# Ghost Putter???



## golfgod69 (Mar 18, 2011)

I am thinking of ghosting my putter. I love my Rife and like the way the white putters look at address. I aill do a very good quality paint job on it so it doesn't look too chincy. Just curious to get some opinions on wether this a good or bad idea. I do have a med-high hcp but I am serious about improving and am well on my way. Thanks in advance


----------



## Surtees (Sep 11, 2007)

does that include painting the face? you would just have to make sure you get a even coat so as to not make a fake heavy spot although I think you would have to get pretty thick with the paint to do that.


----------



## golfgod69 (Mar 18, 2011)

no i wouldn't be hanging the face or sole at all, just the visible parts in full. Changing the alignment linr to blue also, matches the face,graphics and my ball marks.


----------



## FrogsHair (Mar 4, 2010)

If it helps you to "hit a straight putt" then what ever you do to it is a good thing. That's all a golfer can expect of any putter. 
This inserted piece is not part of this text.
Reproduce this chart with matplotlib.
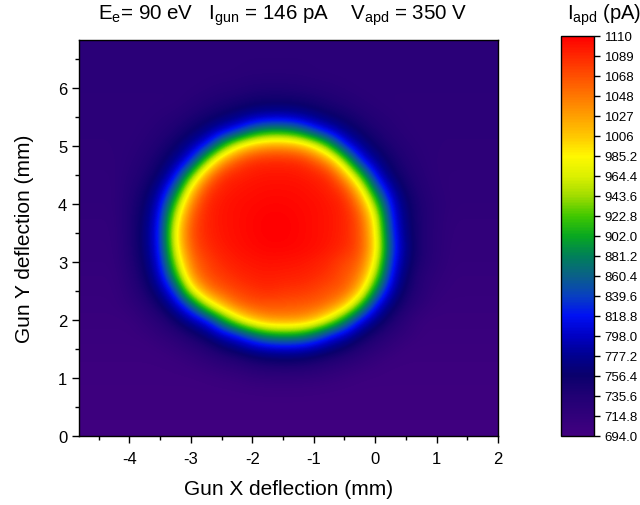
import numpy as np
import matplotlib
matplotlib.use('Agg')
import matplotlib.pyplot as plt
from matplotlib.colors import LinearSegmentedColormap
from matplotlib.ticker import MultipleLocator

plt.rcParams['font.family'] = ['Liberation Sans', 'DejaVu Sans']
plt.rcParams['mathtext.default'] = 'regular'
plt.rcParams['axes.unicode_minus'] = False

# grid centres (mm)
x_mm = [-4.75, -4.5, -4.25, -4.0, -3.75, -3.5, -3.25, -3.0, -2.75, -2.5,
        -2.25, -2.0, -1.75, -1.5, -1.25, -1.0, -0.75, -0.5, -0.25, 0.0,
        0.25, 0.5, 0.75, 1.0, 1.25, 1.5, 1.75, 2.0]
y_mm = [0.0, 0.25, 0.5, 0.75, 1.0, 1.25, 1.5, 1.75, 2.0, 2.25, 2.5, 2.75,
        3.0, 3.25, 3.5, 3.75, 4.0, 4.25, 4.5, 4.75, 5.0, 5.25, 5.5, 5.75,
        6.0, 6.25, 6.5, 6.75]

# APD current (pA), one row per y
iapd = [
    [698] * 28,
    [699] * 28,
    [699] * 28,
    [700] * 10 + [701, 702, 703, 703, 703, 702, 701] + [700] * 11,
    [701] * 8 + [703, 706, 708, 713, 714, 715, 714, 713, 710, 706, 702] + [701] * 9,
    [702] * 6 + [704, 708, 714, 720, 726, 736, 742, 744, 743, 737, 728, 720, 714, 707] + [702] * 8,
    [703] * 5 + [706, 712, 720, 732, 750, 765, 782, 791, 795, 793, 783, 768, 752, 732,
                 720, 711] + [703] * 7,
    [705] * 4 + [708, 717, 726, 745, 766, 797, 821, 863, 895, 903, 899, 870, 823, 797,
                 765, 740, 723, 713] + [705] * 6,
    [706] * 4 + [717, 728, 755, 786, 815, 889, 963, 1010, 1033, 1036, 1034, 1014, 965, 889,
                 813, 774, 742, 720] + [706] * 6,
    [708] * 3 + [715, 727, 753, 791, 850, 947, 1012, 1053, 1065, 1067, 1065, 1063, 1061,
                 1049, 1010, 915, 813, 765, 735, 718] + [708] * 5,
    [709] * 3 + [721, 742, 775, 835, 966, 1040, 1064, 1075, 1083, 1088, 1083, 1082, 1076,
                 1066, 1060, 1008, 878, 791, 748, 725, 712] + [709] * 4,
    [710] * 3 + [726, 752, 798, 900, 1030, 1069, 1079, 1089, 1094, 1096, 1094, 1093, 1089,
                 1081, 1066, 1044, 942, 811, 758, 726, 717] + [710] * 4,
    [712] * 3 + [732, 759, 812, 947, 1050, 1075, 1089, 1096, 1099, 1101, 1100, 1099, 1095,
                 1088, 1073, 1060, 979, 827, 767, 735, 721] + [712] * 4,
    [713] * 3 + [735, 764, 822, 976, 1064, 1086, 1096, 1101, 1105, 1108, 1108, 1106, 1103,
                 1097, 1089, 1070, 997, 840, 771, 737, 722] + [713] * 4,
    [714] * 3 + [736, 765, 825, 985, 1070, 1091, 1099, 1103, 1107, 1110, 1110, 1107, 1103,
                 1099, 1091, 1070, 989, 831, 767, 737, 722] + [714] * 4,
    [715] * 3 + [736, 762, 819, 966, 1065, 1092, 1099, 1103, 1107, 1110, 1110, 1107, 1103,
                 1099, 1092, 1068, 977, 822, 764, 737, 723] + [715] * 4,
    [717] * 3 + [735, 757, 805, 925, 1044, 1090, 1099, 1103, 1105, 1107, 1107, 1105, 1103,
                 1098, 1091, 1046, 935, 809, 760, 736, 724] + [717] * 4,
    [717] * 3 + [732, 749, 785, 865, 1001, 1078, 1094, 1099, 1102, 1104, 1104, 1103, 1099,
                 1094, 1076, 1001, 868, 788, 750, 732, 721] + [717] * 4,
    [718] * 3 + [728, 740, 762, 812, 921, 1031, 1085, 1093, 1097, 1099, 1099, 1098, 1094,
                 1084, 1026, 921, 811, 762, 741, 728, 719] + [718] * 4,
    [719] * 3 + [724, 734, 750, 777, 823, 934, 1026, 1068, 1087, 1090, 1090, 1088, 1070,
                 1030, 937, 822, 777, 750, 734, 724] + [719] * 5,
    [720] * 3 + [722, 728, 739, 756, 784, 823, 909, 982, 1020, 1036, 1037, 1026, 989,
                 918, 825, 782, 755, 739, 728, 722] + [720] * 5,
    [720] * 4 + [724, 731, 741, 755, 774, 804, 833, 879, 904, 905, 886, 841, 807, 775,
                 755, 740, 730, 723] + [720] * 6,
    [721] * 5 + [725, 731, 740, 749, 759, 771, 787, 795, 796, 789, 774, 760, 751, 740,
                 731, 725] + [721] * 7,
    [721] * 7 + [728, 735, 741, 746, 751, 754, 754, 752, 747, 741, 735, 728, 723] + [721] * 8,
    [722] * 8 + [725, 729, 731, 736, 737, 737, 735, 732, 729, 725] + [722] * 10,
    [722] * 10 + [723, 725, 725, 725, 725, 723] + [722] * 12,
    [723] * 28,
    [723] * 28,
]

cbar_levels = [694.0, 714.8, 735.6, 756.4, 777.2, 798.0, 818.8, 839.6, 860.4, 881.2,
               902.0, 922.8, 943.6, 964.4, 985.2, 1006.0, 1026.8, 1047.6, 1068.4,
               1089.2, 1110.0]
cbar_labels = ['694.0', '714.8', '735.6', '756.4', '777.2', '798.0', '818.8', '839.6',
               '860.4', '881.2', '902.0', '922.8', '943.6', '964.4', '985.2', '1006',
               '1027', '1048', '1068', '1089', '1110']

# origin-like rainbow palette
pal_pos = [0.0, 0.05, 0.1, 0.15, 0.2, 0.25, 0.3, 0.35, 0.4, 0.45, 0.5, 0.55, 0.6,
           0.65, 0.7, 0.75, 0.8, 0.85, 0.9, 0.95, 1.0]
pal_col = ['#420080', '#30007a', '#200074', '#0a006c', '#000090', '#0000c4', '#0010f4',
           '#0840c0', '#0a6088', '#008058', '#08a820', '#40c800', '#a0dc00', '#dcf000',
           '#fff800', '#ffc800', '#ffa000', '#ff7800', '#ff5000', '#ff2800', '#ff0000']
cmap = LinearSegmentedColormap.from_list('origin_rainbow', list(zip(pal_pos, pal_col)))

z = np.array(iapd, dtype=float)
x = np.array(x_mm)
y = np.array(y_mm)
hx = (x[1] - x[0]) / 2
hy = (y[1] - y[0]) / 2

fig = plt.figure(figsize=(6.4, 5.06), dpi=100)
ax = fig.add_axes([0.1234, 0.1364, 0.6547, 0.7826])
im = ax.imshow(z, origin='lower', cmap=cmap, vmin=694, vmax=1110,
               extent=[x[0] - hx, x[-1] + hx, y[0] - hy, y[-1] + hy],
               interpolation='bicubic', aspect='auto')
ax.set_xlim(-4.82, 2.0)
ax.set_ylim(0, 6.83)

ax.set_xticks([-4, -3, -2, -1, 0, 1, 2])
ax.set_yticks([0, 1, 2, 3, 4, 5, 6])
ax.xaxis.set_minor_locator(MultipleLocator(0.5))
ax.yaxis.set_minor_locator(MultipleLocator(0.5))
ax.tick_params(which='major', direction='out', length=5, width=1, labelsize=12)
ax.tick_params(axis='x', which='major', pad=6)
ax.tick_params(which='minor', direction='out', length=3, width=1)
for s in ax.spines.values():
    s.set_linewidth(1)

ax.set_xlabel('Gun X deflection (mm)', fontsize=15, labelpad=9)
ax.set_ylabel('Gun Y deflection (mm)', fontsize=15, labelpad=17)

fig.text(0.441, 0.961, 'E$_{e}$= 90 eV   I$_{gun}$ = 146 pA    V$_{apd}$ = 350 V',
         ha='center', va='baseline', fontsize=14.8)

cax = fig.add_axes([0.8766, 0.1364, 0.0516, 0.7905])
cb = fig.colorbar(im, cax=cax, ticks=cbar_levels)
cb.ax.set_yticklabels(cbar_labels)
cb.ax.tick_params(direction='out', length=4, width=1, labelsize=9.5)
cb.outline.set_linewidth(1)
fig.text(0.886, 0.962, 'I$_{apd}$ (pA)', ha='left', va='baseline', fontsize=14.5)

fig.savefig('out.png', dpi=100)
I have read that the contrast to the green with a white putter can help the golfer with putter face alignment. Also read that alignment markings on the putter itself might work better with some colors more than others. Something that shows better contrast with the white putter, and green's color might work better than a color with less contrast.
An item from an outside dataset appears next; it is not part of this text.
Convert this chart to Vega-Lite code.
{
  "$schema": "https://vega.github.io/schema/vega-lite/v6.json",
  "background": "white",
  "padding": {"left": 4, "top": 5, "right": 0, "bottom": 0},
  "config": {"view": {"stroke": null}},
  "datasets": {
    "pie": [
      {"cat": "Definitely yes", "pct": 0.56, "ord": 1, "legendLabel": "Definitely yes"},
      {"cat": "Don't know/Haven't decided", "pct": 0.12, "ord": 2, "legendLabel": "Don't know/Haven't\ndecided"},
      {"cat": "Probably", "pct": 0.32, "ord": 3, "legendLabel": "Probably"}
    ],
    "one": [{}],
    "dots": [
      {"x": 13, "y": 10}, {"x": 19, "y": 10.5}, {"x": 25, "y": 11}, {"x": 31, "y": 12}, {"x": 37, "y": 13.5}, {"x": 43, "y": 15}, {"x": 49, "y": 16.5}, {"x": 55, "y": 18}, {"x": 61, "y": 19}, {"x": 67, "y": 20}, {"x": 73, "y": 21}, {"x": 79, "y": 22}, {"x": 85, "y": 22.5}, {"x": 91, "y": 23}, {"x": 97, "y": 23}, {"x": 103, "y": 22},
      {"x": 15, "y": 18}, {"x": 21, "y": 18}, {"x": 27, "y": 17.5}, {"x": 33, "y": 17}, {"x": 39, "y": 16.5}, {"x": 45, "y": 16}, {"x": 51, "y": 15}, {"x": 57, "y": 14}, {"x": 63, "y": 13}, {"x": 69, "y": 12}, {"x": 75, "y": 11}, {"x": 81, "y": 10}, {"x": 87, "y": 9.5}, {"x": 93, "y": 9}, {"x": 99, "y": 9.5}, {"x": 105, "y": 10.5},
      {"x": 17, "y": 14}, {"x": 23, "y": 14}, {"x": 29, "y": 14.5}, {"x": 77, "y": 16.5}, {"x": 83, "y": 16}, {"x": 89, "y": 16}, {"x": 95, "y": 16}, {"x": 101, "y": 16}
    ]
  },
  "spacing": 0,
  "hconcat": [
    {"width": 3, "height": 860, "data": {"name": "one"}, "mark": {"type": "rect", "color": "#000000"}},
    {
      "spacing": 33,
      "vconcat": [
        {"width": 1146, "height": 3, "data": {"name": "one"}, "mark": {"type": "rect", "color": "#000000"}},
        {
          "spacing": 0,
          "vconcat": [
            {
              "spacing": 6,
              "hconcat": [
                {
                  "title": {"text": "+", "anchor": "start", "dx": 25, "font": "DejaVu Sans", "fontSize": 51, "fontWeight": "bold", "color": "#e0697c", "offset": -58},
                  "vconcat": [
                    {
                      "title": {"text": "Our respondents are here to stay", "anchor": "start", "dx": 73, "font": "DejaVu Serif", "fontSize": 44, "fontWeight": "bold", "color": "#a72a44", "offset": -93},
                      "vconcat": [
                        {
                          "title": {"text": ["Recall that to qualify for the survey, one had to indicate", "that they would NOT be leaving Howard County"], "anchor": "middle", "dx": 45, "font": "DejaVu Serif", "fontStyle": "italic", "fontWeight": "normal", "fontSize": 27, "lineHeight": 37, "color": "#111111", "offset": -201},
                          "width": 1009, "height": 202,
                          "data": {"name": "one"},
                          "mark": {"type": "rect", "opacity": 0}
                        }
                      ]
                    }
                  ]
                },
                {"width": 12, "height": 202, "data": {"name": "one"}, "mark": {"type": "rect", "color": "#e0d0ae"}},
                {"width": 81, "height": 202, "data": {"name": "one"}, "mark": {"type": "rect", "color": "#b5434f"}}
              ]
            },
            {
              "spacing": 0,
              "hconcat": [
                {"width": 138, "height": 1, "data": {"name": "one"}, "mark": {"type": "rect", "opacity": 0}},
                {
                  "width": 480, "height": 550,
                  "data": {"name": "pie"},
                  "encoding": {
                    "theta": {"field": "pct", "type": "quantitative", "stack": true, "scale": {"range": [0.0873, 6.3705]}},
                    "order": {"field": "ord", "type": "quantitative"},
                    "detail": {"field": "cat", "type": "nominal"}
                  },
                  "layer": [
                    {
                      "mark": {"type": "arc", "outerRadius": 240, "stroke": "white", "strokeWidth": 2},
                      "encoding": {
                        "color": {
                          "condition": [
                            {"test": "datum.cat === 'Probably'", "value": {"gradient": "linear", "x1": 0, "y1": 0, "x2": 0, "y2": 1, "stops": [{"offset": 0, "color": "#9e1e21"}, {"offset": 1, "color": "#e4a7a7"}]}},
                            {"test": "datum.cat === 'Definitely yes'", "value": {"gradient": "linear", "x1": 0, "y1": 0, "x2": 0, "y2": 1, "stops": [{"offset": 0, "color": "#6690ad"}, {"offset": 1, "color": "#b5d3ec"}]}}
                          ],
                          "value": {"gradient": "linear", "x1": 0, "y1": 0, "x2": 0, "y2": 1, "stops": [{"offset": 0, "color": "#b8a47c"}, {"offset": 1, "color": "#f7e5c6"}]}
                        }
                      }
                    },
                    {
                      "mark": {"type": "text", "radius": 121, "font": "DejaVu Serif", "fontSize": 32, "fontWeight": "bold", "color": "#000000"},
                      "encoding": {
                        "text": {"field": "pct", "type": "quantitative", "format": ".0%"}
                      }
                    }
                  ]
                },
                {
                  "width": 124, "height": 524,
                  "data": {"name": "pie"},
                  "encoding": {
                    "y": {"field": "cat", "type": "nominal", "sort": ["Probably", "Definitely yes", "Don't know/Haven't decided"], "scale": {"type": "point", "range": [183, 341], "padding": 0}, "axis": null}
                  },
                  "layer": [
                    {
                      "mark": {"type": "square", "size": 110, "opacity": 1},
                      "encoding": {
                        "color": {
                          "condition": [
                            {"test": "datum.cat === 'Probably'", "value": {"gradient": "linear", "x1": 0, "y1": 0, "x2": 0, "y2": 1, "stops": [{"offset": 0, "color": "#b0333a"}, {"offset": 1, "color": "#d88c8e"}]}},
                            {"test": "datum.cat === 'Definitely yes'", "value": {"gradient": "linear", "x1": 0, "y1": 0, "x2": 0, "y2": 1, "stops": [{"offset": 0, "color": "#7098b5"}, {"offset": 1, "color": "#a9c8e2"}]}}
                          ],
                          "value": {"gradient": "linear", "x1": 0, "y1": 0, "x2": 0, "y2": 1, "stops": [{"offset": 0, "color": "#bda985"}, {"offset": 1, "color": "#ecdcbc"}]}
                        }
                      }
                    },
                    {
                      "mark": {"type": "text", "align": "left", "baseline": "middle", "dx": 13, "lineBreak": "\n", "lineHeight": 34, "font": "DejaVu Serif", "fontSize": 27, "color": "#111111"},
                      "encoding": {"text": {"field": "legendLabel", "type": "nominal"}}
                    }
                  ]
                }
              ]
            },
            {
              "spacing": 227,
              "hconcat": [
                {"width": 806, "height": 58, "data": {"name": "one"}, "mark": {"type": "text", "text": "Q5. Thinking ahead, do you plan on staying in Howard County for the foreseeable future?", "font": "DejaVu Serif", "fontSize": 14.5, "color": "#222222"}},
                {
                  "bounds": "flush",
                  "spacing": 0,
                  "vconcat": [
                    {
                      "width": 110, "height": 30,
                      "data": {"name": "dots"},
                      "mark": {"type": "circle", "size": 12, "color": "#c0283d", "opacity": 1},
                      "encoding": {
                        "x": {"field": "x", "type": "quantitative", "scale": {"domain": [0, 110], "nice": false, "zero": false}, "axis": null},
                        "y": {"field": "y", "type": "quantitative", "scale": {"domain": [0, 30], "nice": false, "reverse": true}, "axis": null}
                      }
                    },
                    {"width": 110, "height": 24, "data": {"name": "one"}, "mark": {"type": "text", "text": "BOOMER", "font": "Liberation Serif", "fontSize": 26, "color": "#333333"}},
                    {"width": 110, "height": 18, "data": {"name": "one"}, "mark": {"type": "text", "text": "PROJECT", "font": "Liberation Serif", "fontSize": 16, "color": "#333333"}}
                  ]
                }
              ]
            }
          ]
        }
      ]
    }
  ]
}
Unless you are a very good painter, I would not paint the face of the putter. Those putters you see with a white face are factory applied. 

As I understand it, some putter due to their original heat applied finish require the use certain type(s) of paint so that the new white paint can adhere properly. 

I know a guy who had a ghosted putter, that loved it. However, he eventually replaced the white finish with a dull grey color. When playing in bright sunlight, the white finish was too bright, and this bothered him. Once he "dulled" it down he was even happier with it. I gave him some grief about it, telling him a good pair of sun glasses would have solved the problem.


----------